__Given data__:
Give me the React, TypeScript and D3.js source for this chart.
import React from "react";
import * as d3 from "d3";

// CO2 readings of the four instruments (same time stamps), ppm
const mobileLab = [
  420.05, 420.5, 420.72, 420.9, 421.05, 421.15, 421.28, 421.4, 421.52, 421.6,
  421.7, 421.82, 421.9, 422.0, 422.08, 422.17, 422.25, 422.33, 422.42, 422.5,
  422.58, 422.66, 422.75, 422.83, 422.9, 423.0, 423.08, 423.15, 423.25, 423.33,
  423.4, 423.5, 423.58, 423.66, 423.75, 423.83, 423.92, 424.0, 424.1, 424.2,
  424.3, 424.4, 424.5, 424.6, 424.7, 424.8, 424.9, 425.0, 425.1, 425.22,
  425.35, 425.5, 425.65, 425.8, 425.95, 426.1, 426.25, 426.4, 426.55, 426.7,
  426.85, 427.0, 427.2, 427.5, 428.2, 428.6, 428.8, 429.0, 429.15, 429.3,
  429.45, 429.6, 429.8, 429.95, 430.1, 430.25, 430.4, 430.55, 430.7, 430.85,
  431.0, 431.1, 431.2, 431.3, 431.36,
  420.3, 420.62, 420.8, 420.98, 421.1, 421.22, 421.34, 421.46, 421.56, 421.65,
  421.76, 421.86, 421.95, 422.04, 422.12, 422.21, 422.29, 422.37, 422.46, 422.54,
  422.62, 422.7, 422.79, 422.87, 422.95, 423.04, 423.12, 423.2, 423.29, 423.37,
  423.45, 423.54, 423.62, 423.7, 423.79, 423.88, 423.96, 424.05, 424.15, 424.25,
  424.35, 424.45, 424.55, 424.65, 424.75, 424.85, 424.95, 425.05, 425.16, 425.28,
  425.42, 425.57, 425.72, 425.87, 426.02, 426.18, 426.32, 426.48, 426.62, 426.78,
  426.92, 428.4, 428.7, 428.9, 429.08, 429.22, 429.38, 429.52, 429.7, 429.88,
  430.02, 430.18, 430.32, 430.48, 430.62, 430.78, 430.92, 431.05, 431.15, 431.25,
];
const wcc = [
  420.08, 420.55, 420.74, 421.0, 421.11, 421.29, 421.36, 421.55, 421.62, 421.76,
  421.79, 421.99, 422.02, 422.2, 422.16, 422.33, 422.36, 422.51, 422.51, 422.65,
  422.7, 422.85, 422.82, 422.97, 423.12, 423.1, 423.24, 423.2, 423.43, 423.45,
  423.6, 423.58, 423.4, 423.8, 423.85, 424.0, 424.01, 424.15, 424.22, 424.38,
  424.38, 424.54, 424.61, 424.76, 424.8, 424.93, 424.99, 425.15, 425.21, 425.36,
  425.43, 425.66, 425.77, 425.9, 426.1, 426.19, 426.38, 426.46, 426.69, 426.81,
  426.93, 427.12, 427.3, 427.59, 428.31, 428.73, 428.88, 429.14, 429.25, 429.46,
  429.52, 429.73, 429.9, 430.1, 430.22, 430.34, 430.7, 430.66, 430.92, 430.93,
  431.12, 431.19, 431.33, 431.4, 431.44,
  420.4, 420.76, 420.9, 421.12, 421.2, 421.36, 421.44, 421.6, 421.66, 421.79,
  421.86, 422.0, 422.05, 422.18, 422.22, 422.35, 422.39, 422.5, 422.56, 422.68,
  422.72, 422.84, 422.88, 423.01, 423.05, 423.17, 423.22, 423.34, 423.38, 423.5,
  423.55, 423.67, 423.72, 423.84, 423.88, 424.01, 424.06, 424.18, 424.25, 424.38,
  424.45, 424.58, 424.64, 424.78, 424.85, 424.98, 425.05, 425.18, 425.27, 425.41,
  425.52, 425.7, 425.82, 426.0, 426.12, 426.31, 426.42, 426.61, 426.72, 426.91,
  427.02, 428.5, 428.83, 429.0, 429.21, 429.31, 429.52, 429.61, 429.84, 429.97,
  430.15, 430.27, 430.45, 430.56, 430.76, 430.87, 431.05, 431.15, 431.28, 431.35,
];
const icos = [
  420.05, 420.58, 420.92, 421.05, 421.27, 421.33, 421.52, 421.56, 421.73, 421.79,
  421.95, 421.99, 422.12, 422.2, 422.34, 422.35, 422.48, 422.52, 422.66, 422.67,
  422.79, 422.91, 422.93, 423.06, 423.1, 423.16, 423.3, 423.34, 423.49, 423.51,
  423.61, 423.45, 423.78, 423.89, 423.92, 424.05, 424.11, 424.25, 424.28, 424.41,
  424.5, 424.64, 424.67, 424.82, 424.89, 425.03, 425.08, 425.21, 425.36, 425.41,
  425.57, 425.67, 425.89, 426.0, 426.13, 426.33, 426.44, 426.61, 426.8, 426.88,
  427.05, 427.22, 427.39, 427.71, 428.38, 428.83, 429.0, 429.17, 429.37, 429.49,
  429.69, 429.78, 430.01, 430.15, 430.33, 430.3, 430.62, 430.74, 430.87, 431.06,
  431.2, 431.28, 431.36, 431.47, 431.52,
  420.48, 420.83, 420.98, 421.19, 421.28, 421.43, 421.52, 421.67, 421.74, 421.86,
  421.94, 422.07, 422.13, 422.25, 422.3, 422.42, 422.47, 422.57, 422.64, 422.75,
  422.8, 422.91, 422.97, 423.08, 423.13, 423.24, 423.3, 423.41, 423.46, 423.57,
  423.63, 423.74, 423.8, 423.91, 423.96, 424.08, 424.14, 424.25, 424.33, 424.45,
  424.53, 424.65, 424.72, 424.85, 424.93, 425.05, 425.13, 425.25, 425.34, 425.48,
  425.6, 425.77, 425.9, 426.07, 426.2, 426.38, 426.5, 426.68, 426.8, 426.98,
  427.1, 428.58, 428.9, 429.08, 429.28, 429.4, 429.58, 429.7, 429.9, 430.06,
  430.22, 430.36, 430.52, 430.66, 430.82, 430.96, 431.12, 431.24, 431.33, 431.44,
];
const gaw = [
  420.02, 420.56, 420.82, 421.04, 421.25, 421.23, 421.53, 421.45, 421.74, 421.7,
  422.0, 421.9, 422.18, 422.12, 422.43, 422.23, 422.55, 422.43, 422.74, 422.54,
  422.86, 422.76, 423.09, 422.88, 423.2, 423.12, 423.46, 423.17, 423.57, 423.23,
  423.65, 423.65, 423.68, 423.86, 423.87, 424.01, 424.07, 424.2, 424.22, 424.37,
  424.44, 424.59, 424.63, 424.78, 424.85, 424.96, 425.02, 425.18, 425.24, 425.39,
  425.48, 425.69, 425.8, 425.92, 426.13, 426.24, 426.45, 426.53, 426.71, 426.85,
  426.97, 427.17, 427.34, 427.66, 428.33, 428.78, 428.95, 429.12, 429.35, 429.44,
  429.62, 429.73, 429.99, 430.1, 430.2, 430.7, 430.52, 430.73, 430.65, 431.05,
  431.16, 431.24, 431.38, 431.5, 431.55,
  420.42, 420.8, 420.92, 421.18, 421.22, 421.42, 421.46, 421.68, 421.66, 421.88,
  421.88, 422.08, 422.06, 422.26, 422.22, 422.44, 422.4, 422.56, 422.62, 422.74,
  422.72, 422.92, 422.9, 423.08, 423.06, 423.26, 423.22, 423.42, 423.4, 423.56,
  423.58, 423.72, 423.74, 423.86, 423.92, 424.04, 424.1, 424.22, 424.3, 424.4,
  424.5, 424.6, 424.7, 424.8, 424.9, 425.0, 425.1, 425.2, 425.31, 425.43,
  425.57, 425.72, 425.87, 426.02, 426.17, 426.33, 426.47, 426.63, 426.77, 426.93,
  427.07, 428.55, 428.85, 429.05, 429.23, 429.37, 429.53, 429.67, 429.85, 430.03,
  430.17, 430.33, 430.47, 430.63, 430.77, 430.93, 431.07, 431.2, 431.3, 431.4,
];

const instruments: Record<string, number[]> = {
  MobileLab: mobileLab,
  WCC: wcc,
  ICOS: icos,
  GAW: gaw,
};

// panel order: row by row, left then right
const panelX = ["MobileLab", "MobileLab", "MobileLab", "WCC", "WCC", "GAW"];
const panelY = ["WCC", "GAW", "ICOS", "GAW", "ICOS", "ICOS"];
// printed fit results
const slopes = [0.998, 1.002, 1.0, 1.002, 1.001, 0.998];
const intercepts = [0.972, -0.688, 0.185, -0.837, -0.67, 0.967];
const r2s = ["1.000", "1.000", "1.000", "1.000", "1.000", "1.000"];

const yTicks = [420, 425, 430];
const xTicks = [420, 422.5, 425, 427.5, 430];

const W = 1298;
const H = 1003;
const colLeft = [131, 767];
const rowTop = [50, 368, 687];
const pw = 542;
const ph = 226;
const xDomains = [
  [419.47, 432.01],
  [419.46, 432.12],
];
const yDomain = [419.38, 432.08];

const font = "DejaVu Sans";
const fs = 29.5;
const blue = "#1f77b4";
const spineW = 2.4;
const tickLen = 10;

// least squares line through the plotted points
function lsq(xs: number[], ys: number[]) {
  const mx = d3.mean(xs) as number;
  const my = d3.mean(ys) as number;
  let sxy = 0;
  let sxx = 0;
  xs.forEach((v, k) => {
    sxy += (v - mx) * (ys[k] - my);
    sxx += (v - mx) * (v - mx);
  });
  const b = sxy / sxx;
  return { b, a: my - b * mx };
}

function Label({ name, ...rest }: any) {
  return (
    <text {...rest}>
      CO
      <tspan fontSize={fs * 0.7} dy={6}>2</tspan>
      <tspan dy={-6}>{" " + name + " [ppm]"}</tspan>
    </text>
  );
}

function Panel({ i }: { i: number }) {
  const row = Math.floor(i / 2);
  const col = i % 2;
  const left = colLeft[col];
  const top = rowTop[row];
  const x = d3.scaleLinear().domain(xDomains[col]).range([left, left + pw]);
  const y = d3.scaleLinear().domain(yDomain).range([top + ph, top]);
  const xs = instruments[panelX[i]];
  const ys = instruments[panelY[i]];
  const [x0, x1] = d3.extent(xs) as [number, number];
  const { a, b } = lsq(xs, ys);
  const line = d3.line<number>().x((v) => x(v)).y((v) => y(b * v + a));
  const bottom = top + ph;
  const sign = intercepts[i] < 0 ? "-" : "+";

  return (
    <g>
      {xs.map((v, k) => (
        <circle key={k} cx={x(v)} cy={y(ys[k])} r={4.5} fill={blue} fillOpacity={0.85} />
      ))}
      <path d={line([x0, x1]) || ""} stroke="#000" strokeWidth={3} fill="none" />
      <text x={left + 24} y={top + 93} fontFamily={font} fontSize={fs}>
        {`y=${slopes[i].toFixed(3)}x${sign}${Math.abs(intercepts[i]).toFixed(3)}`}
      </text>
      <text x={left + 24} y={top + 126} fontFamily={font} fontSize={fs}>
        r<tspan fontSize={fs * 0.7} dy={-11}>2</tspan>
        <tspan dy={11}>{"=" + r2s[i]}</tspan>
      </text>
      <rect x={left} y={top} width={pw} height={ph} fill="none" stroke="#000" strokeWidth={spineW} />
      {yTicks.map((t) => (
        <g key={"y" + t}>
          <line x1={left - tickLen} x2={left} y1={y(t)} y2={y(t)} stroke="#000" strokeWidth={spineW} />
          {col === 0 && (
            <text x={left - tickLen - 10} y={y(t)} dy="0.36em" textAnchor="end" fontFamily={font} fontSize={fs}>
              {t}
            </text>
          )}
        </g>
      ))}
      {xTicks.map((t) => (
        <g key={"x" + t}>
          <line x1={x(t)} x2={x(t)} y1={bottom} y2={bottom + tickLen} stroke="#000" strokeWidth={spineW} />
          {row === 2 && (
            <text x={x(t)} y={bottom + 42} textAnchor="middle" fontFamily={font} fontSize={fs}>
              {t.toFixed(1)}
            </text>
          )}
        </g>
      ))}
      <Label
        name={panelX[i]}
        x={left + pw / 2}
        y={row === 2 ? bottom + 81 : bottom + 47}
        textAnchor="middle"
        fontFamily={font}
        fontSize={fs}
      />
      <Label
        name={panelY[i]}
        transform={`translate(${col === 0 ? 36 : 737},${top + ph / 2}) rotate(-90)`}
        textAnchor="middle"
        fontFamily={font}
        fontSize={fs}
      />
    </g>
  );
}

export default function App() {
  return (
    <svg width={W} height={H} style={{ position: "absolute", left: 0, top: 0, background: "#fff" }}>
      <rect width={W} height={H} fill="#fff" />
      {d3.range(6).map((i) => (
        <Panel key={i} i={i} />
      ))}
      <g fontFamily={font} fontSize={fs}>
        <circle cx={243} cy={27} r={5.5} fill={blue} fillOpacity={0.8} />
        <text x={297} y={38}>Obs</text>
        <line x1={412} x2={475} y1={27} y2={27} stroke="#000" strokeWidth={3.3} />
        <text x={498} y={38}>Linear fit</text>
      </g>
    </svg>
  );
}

__Problem__: Without changing anything, quote the lines from the top of the data to the line that contains "import * as", including that line.

__Answer in full__:
Give me the React, TypeScript and D3.js source for this chart.
import React from "react";
import * as d3 from "d3";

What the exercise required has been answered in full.